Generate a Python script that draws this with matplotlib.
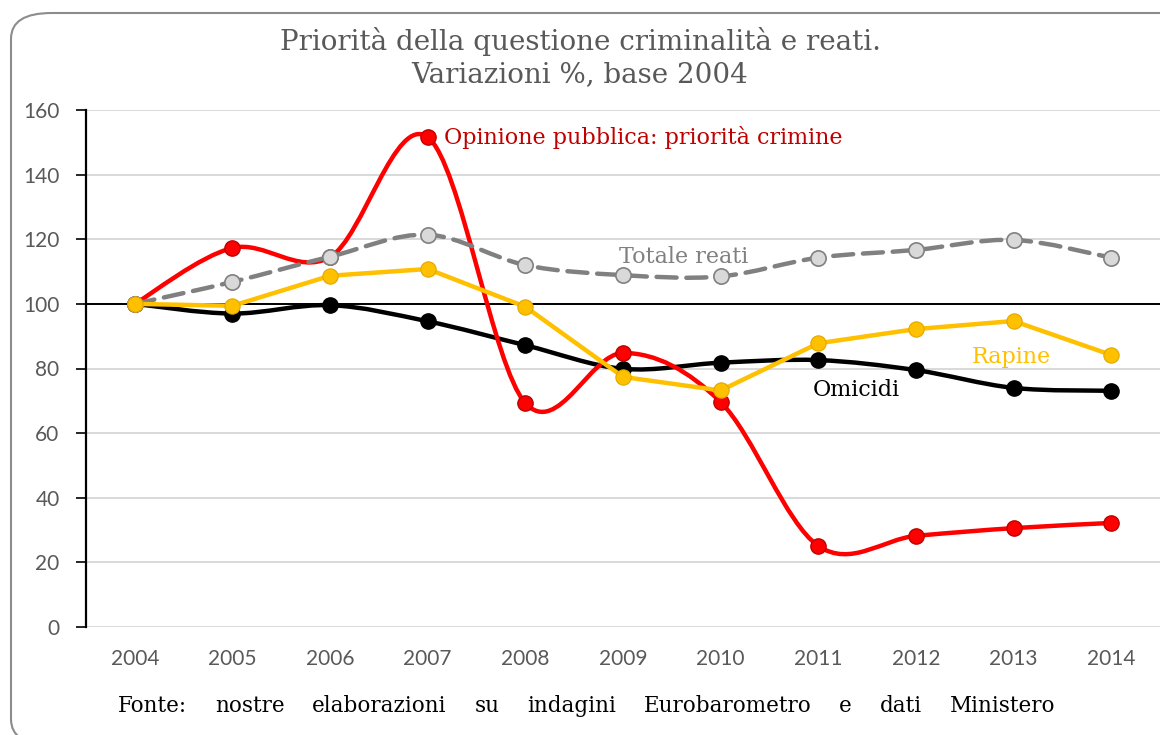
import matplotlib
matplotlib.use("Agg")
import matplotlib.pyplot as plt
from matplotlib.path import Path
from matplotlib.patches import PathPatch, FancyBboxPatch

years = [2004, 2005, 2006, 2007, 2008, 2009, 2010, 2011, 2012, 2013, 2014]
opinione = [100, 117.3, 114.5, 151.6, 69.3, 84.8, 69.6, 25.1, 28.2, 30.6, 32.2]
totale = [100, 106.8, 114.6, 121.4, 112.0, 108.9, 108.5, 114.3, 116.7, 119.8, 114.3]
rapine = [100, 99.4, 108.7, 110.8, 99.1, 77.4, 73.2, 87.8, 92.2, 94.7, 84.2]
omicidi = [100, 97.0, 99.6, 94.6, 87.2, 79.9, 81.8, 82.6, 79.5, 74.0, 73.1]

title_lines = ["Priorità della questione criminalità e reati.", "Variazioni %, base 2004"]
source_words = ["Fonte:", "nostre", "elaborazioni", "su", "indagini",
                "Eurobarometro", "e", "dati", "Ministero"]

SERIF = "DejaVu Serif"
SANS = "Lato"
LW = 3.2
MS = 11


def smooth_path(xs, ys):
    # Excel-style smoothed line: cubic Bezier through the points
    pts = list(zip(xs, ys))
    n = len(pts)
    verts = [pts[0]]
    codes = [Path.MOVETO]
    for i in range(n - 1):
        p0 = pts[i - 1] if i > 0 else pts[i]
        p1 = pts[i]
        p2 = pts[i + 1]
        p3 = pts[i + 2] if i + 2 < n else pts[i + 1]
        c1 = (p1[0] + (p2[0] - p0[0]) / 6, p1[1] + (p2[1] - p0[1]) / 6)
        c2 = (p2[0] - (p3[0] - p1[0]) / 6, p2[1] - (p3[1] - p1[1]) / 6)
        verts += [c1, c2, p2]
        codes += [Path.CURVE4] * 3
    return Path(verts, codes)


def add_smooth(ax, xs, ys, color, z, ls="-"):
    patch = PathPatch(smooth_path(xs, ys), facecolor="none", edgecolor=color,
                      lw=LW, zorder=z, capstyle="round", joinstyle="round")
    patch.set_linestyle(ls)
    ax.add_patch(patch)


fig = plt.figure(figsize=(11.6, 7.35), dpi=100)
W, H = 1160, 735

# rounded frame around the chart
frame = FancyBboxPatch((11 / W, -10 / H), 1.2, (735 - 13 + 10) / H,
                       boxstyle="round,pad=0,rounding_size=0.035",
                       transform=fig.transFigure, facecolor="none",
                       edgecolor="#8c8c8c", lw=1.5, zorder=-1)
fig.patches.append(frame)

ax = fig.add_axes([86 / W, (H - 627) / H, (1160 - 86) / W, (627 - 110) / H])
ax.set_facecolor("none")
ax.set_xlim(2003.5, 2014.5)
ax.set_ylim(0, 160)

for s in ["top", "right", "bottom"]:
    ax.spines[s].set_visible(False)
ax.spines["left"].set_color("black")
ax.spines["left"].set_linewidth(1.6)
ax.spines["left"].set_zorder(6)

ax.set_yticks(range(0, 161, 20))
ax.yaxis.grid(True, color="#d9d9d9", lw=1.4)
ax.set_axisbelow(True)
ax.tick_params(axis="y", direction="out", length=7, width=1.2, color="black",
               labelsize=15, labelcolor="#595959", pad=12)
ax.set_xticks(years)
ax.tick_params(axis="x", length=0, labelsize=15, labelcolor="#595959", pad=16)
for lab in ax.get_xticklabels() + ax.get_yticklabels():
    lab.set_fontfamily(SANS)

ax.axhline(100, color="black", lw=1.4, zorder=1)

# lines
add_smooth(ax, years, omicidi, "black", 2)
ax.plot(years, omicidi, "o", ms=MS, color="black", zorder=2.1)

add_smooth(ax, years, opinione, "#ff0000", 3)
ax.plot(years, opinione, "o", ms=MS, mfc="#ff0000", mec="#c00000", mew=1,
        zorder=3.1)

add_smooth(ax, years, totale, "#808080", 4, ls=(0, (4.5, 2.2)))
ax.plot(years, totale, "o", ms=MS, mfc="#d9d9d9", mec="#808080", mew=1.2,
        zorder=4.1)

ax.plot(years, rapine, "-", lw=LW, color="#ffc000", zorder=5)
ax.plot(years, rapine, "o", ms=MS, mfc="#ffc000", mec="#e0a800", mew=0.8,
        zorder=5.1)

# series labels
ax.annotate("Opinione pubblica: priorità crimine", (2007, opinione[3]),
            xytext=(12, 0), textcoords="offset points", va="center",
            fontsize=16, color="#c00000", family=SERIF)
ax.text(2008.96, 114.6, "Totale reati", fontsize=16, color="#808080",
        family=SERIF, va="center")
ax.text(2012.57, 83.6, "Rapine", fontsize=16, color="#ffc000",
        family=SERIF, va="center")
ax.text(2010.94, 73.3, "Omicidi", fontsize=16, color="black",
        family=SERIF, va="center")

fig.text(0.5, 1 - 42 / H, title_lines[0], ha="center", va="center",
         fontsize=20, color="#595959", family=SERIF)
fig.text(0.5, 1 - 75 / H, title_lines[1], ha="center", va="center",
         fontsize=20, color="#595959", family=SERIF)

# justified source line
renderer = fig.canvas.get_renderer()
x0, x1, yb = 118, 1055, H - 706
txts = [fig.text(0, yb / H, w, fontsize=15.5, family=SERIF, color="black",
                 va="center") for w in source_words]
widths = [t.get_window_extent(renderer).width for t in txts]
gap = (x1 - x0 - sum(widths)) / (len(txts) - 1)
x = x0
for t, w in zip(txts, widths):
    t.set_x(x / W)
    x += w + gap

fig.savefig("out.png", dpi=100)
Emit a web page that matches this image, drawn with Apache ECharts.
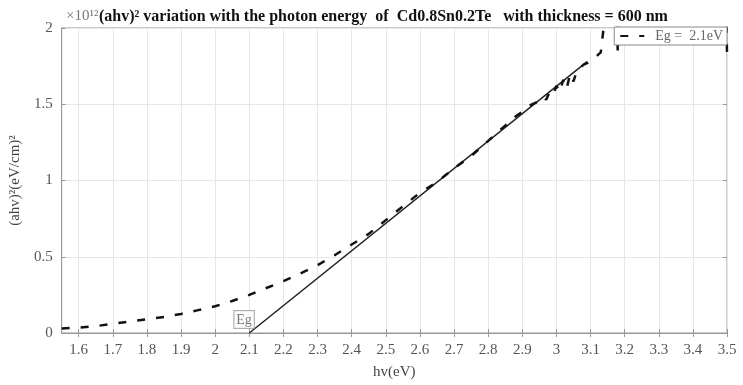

_ _ _

JOB
Only the lines from the top of the data through the line with "return Path(verts, codes)" should be quoted, exactly and with both ends kept; skip the pictures.

SOLUTION FOR THIS EXERCISE
Generate a Python script that draws this with matplotlib.
import matplotlib
matplotlib.use("Agg")
import matplotlib.pyplot as plt
from matplotlib.path import Path
from matplotlib.patches import PathPatch, FancyBboxPatch

years = [2004, 2005, 2006, 2007, 2008, 2009, 2010, 2011, 2012, 2013, 2014]
opinione = [100, 117.3, 114.5, 151.6, 69.3, 84.8, 69.6, 25.1, 28.2, 30.6, 32.2]
totale = [100, 106.8, 114.6, 121.4, 112.0, 108.9, 108.5, 114.3, 116.7, 119.8, 114.3]
rapine = [100, 99.4, 108.7, 110.8, 99.1, 77.4, 73.2, 87.8, 92.2, 94.7, 84.2]
omicidi = [100, 97.0, 99.6, 94.6, 87.2, 79.9, 81.8, 82.6, 79.5, 74.0, 73.1]

title_lines = ["Priorità della questione criminalità e reati.", "Variazioni %, base 2004"]
source_words = ["Fonte:", "nostre", "elaborazioni", "su", "indagini",
                "Eurobarometro", "e", "dati", "Ministero"]

SERIF = "DejaVu Serif"
SANS = "Lato"
LW = 3.2
MS = 11


def smooth_path(xs, ys):
    # Excel-style smoothed line: cubic Bezier through the points
    pts = list(zip(xs, ys))
    n = len(pts)
    verts = [pts[0]]
    codes = [Path.MOVETO]
    for i in range(n - 1):
        p0 = pts[i - 1] if i > 0 else pts[i]
        p1 = pts[i]
        p2 = pts[i + 1]
        p3 = pts[i + 2] if i + 2 < n else pts[i + 1]
        c1 = (p1[0] + (p2[0] - p0[0]) / 6, p1[1] + (p2[1] - p0[1]) / 6)
        c2 = (p2[0] - (p3[0] - p1[0]) / 6, p2[1] - (p3[1] - p1[1]) / 6)
        verts += [c1, c2, p2]
        codes += [Path.CURVE4] * 3
    return Path(verts, codes)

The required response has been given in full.